** START OF DATA **
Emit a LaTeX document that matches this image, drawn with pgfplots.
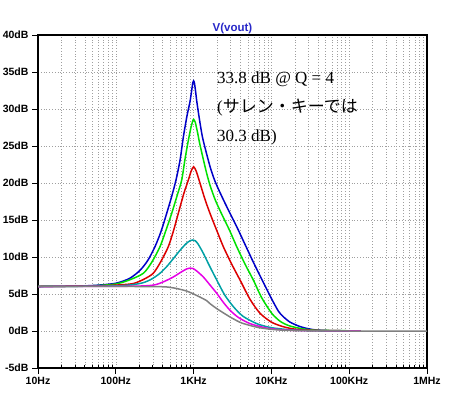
\documentclass[border=0pt]{standalone}
\usepackage{pgfplots}
\pgfplotsset{compat=1.18}
\usepackage{fontspec}
\setmainfont{Liberation Serif}
\setsansfont{Liberation Sans}
\newfontfamily\jp{Noto Sans CJK JP}
\definecolor{cblue}{RGB}{0,0,200}
\definecolor{cgreen}{RGB}{0,225,0}
\definecolor{cred}{RGB}{220,0,0}
\definecolor{ccyan}{RGB}{0,160,165}
\definecolor{cmag}{RGB}{230,0,230}
\definecolor{cgray}{RGB}{128,128,128}
\definecolor{ctitle}{RGB}{40,40,200}
\begin{document}
\begin{tikzpicture}
\useasboundingbox (-38pt,-26pt) rectangle (412pt,368pt);
\begin{axis}[at={(0,0)}, anchor=south west, scale only axis,
  width=389pt, height=333pt,
  xmode=log, xmin=10, xmax=1000000, ymin=-5, ymax=40,
  xtick={10,100,1000,10000,100000,1000000},
  xticklabels={10Hz,100Hz,1KHz,10KHz,100KHz,1MHz},
  minor xtick={20,30,40,50,60,70,80,90,200,300,400,500,600,700,800,900,2000,3000,4000,5000,6000,7000,8000,9000,20000,30000,40000,50000,60000,70000,80000,90000,200000,300000,400000,500000,600000,700000,800000,900000},
  ytick={-5,0,5,10,15,20,25,30,35,40},
  yticklabels={-5dB,0dB,5dB,10dB,15dB,20dB,25dB,30dB,35dB,40dB},
  tick label style={font=\sffamily\bfseries\fontsize{10.5}{12}\selectfont, black},
  axis line style={line width=1.6pt, black},
  grid=both,
  grid style={gray!75, dash pattern=on 0.8pt off 2pt, line width=0.6pt},
  minor grid style={gray!75, dash pattern=on 0.8pt off 2pt, line width=0.6pt},
  tick pos=left, tick align=outside,
  major tick length=6pt, minor tick length=-3pt,
  every tick/.style={black, line width=1pt},
  every axis plot/.append style={line width=1.5pt, mark=none, smooth, tension=0.45},
]
\addplot[cblue] coordinates {(10,6.02)(20,6.04)(40,6.1)(60,6.2)(100,6.45)(150,7.1)(205,8.2)(260,9.6)(319,11.4)(380,13.4)(451,15.9)(520,18.1)(594,20.4)(670,23.1)(738,26.2)(820,29.0)(899,31.0)(950,32.7)(975,33.5)(1000,33.8)(1025,33.5)(1060,32.4)(1100,31.0)(1189,28.6)(1300,26.2)(1473,23.9)(1650,22.0)(1850,20.45)(2100,19.1)(2450,17.6)(2938,15.9)(3600,14.05)(4581,11.7)(5800,9.4)(7504,7.0)(10000,4.4)(12270,2.7)(14000,2.0)(17340,1.2)(23330,0.6)(30000,0.3)(38200,0.13)(60000,0.05)(140000,0.01)};
\addplot[cgreen] coordinates {(10,6.02)(30,6.04)(60,6.15)(100,6.35)(150,6.9)(226,7.8)(290,9.3)(370,11.4)(451,13.9)(523,15.9)(610,18.2)(703,20.4)(775,23.2)(850,25.6)(920,27.4)(970,28.3)(1000,28.6)(1050,28.2)(1120,26.9)(1200,25.3)(1333,23.2)(1473,21.3)(1625,19.7)(1900,17.7)(2297,15.8)(2900,13.6)(3581,11.4)(4600,9.0)(5851,6.9)(7500,4.5)(10090,2.4)(13000,1.3)(17000,0.7)(25000,0.3)(40000,0.1)(140000,0.01)};
\addplot[cred] coordinates {(10,6.01)(60,6.1)(100,6.2)(166,6.4)(230,7.0)(303,7.8)(380,9.4)(473,11.4)(550,13.5)(636,15.9)(750,18.6)(856,20.4)(930,21.6)(1000,22.2)(1080,21.6)(1183,20.3)(1400,17.8)(1625,15.9)(2000,13.5)(2409,11.4)(3100,9.0)(3948,6.9)(5300,4.3)(7132,2.4)(10000,1.2)(14000,0.6)(20000,0.25)(35000,0.08)(140000,0.01)};
\addplot[ccyan] coordinates {(10,6.01)(100,6.1)(200,6.4)(275,6.9)(360,7.7)(451,8.7)(560,9.9)(669,10.9)(800,11.8)(900,12.2)(973,12.3)(1050,12.2)(1150,11.7)(1333,10.5)(1600,8.8)(1982,6.9)(2500,4.9)(3238,3.3)(4300,2.0)(6474,1.0)(10000,0.45)(20000,0.12)(50000,0.02)(140000,0.0)};
\addplot[cmag] coordinates {(10,6.01)(150,6.05)(303,6.2)(420,6.7)(548,7.3)(700,8.0)(820,8.4)(899,8.5)(980,8.45)(1100,8.1)(1333,7.3)(1600,6.3)(1982,5.1)(2400,3.9)(2938,2.8)(3800,1.8)(5309,1.0)(7500,0.55)(10000,0.3)(20000,0.08)(140000,0.0)};
\addplot[cgray] coordinates {(10,6.02)(100,6.02)(300,6.0)(451,5.95)(600,5.75)(815,5.4)(1000,5.0)(1200,4.6)(1473,4.1)(1625,3.7)(2000,3.0)(2938,1.9)(4000,1.15)(5309,0.75)(7000,0.45)(10000,0.22)(15000,0.1)(30000,0.03)(100000,0.0)(1000000,0.0)};
\end{axis}
\node[font=\sffamily\bfseries\fontsize{11.5}{13}\selectfont, text=ctitle, anchor=base] at (194.5pt,336pt) {V(vout)};
\begin{scope}[every node/.style={anchor=base west, inner sep=0pt, font=\fontsize{17}{20}\selectfont}]
\node at (179pt,284pt) {33.8 dB @ Q = 4};
\node at (179pt,255pt) {({\jp サレン・キーでは}};
\node at (179pt,226.3pt) {30.3 dB)};
\end{scope}
\end{tikzpicture}
\end{document}
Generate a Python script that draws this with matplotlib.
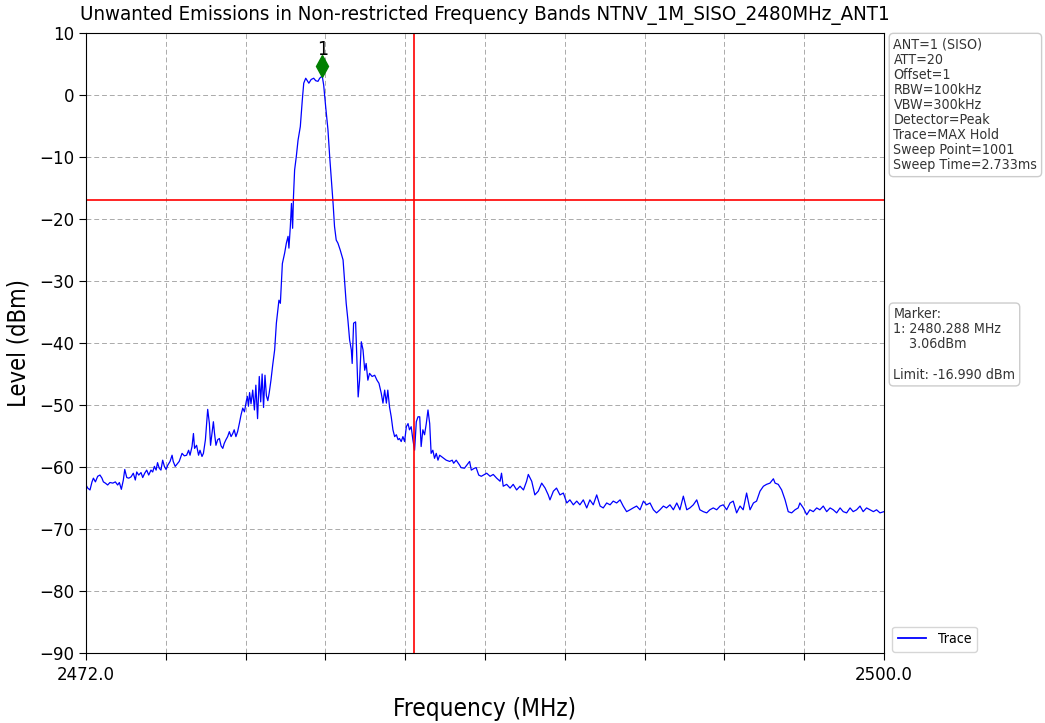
** END OF DATA **
### STATED EXERCISE
Copy the material above in full and exactly, skipping pictures.

### SOLUTION
Emit a LaTeX document that matches this image, drawn with pgfplots.
\documentclass[border=0pt]{standalone}
\usepackage{pgfplots}
\pgfplotsset{compat=1.18}
\usepackage{fontspec}
\setmainfont{Liberation Serif}
\setsansfont{Liberation Sans}
\newfontfamily\jp{Noto Sans CJK JP}
\definecolor{cblue}{RGB}{0,0,200}
\definecolor{cgreen}{RGB}{0,225,0}
\definecolor{cred}{RGB}{220,0,0}
\definecolor{ccyan}{RGB}{0,160,165}
\definecolor{cmag}{RGB}{230,0,230}
\definecolor{cgray}{RGB}{128,128,128}
\definecolor{ctitle}{RGB}{40,40,200}
\begin{document}
\begin{tikzpicture}
\useasboundingbox (-38pt,-26pt) rectangle (412pt,368pt);
\begin{axis}[at={(0,0)}, anchor=south west, scale only axis,
  width=389pt, height=333pt,
  xmode=log, xmin=10, xmax=1000000, ymin=-5, ymax=40,
  xtick={10,100,1000,10000,100000,1000000},
  xticklabels={10Hz,100Hz,1KHz,10KHz,100KHz,1MHz},
  minor xtick={20,30,40,50,60,70,80,90,200,300,400,500,600,700,800,900,2000,3000,4000,5000,6000,7000,8000,9000,20000,30000,40000,50000,60000,70000,80000,90000,200000,300000,400000,500000,600000,700000,800000,900000},
  ytick={-5,0,5,10,15,20,25,30,35,40},
  yticklabels={-5dB,0dB,5dB,10dB,15dB,20dB,25dB,30dB,35dB,40dB},
  tick label style={font=\sffamily\bfseries\fontsize{10.5}{12}\selectfont, black},
  axis line style={line width=1.6pt, black},
  grid=both,
  grid style={gray!75, dash pattern=on 0.8pt off 2pt, line width=0.6pt},
  minor grid style={gray!75, dash pattern=on 0.8pt off 2pt, line width=0.6pt},
  tick pos=left, tick align=outside,
  major tick length=6pt, minor tick length=-3pt,
  every tick/.style={black, line width=1pt},
  every axis plot/.append style={line width=1.5pt, mark=none, smooth, tension=0.45},
]
\addplot[cblue] coordinates {(10,6.02)(20,6.04)(40,6.1)(60,6.2)(100,6.45)(150,7.1)(205,8.2)(260,9.6)(319,11.4)(380,13.4)(451,15.9)(520,18.1)(594,20.4)(670,23.1)(738,26.2)(820,29.0)(899,31.0)(950,32.7)(975,33.5)(1000,33.8)(1025,33.5)(1060,32.4)(1100,31.0)(1189,28.6)(1300,26.2)(1473,23.9)(1650,22.0)(1850,20.45)(2100,19.1)(2450,17.6)(2938,15.9)(3600,14.05)(4581,11.7)(5800,9.4)(7504,7.0)(10000,4.4)(12270,2.7)(14000,2.0)(17340,1.2)(23330,0.6)(30000,0.3)(38200,0.13)(60000,0.05)(140000,0.01)};
\addplot[cgreen] coordinates {(10,6.02)(30,6.04)(60,6.15)(100,6.35)(150,6.9)(226,7.8)(290,9.3)(370,11.4)(451,13.9)(523,15.9)(610,18.2)(703,20.4)(775,23.2)(850,25.6)(920,27.4)(970,28.3)(1000,28.6)(1050,28.2)(1120,26.9)(1200,25.3)(1333,23.2)(1473,21.3)(1625,19.7)(1900,17.7)(2297,15.8)(2900,13.6)(3581,11.4)(4600,9.0)(5851,6.9)(7500,4.5)(10090,2.4)(13000,1.3)(17000,0.7)(25000,0.3)(40000,0.1)(140000,0.01)};
\addplot[cred] coordinates {(10,6.01)(60,6.1)(100,6.2)(166,6.4)(230,7.0)(303,7.8)(380,9.4)(473,11.4)(550,13.5)(636,15.9)(750,18.6)(856,20.4)(930,21.6)(1000,22.2)(1080,21.6)(1183,20.3)(1400,17.8)(1625,15.9)(2000,13.5)(2409,11.4)(3100,9.0)(3948,6.9)(5300,4.3)(7132,2.4)(10000,1.2)(14000,0.6)(20000,0.25)(35000,0.08)(140000,0.01)};
\addplot[ccyan] coordinates {(10,6.01)(100,6.1)(200,6.4)(275,6.9)(360,7.7)(451,8.7)(560,9.9)(669,10.9)(800,11.8)(900,12.2)(973,12.3)(1050,12.2)(1150,11.7)(1333,10.5)(1600,8.8)(1982,6.9)(2500,4.9)(3238,3.3)(4300,2.0)(6474,1.0)(10000,0.45)(20000,0.12)(50000,0.02)(140000,0.0)};
\addplot[cmag] coordinates {(10,6.01)(150,6.05)(303,6.2)(420,6.7)(548,7.3)(700,8.0)(820,8.4)(899,8.5)(980,8.45)(1100,8.1)(1333,7.3)(1600,6.3)(1982,5.1)(2400,3.9)(2938,2.8)(3800,1.8)(5309,1.0)(7500,0.55)(10000,0.3)(20000,0.08)(140000,0.0)};
\addplot[cgray] coordinates {(10,6.02)(100,6.02)(300,6.0)(451,5.95)(600,5.75)(815,5.4)(1000,5.0)(1200,4.6)(1473,4.1)(1625,3.7)(2000,3.0)(2938,1.9)(4000,1.15)(5309,0.75)(7000,0.45)(10000,0.22)(15000,0.1)(30000,0.03)(100000,0.0)(1000000,0.0)};
\end{axis}
\node[font=\sffamily\bfseries\fontsize{11.5}{13}\selectfont, text=ctitle, anchor=base] at (194.5pt,336pt) {V(vout)};
\begin{scope}[every node/.style={anchor=base west, inner sep=0pt, font=\fontsize{17}{20}\selectfont}]
\node at (179pt,284pt) {33.8 dB @ Q = 4};
\node at (179pt,255pt) {({\jp サレン・キーでは}};
\node at (179pt,226.3pt) {30.3 dB)};
\end{scope}
\end{tikzpicture}
\end{document}
Generate a Python script that draws this with matplotlib.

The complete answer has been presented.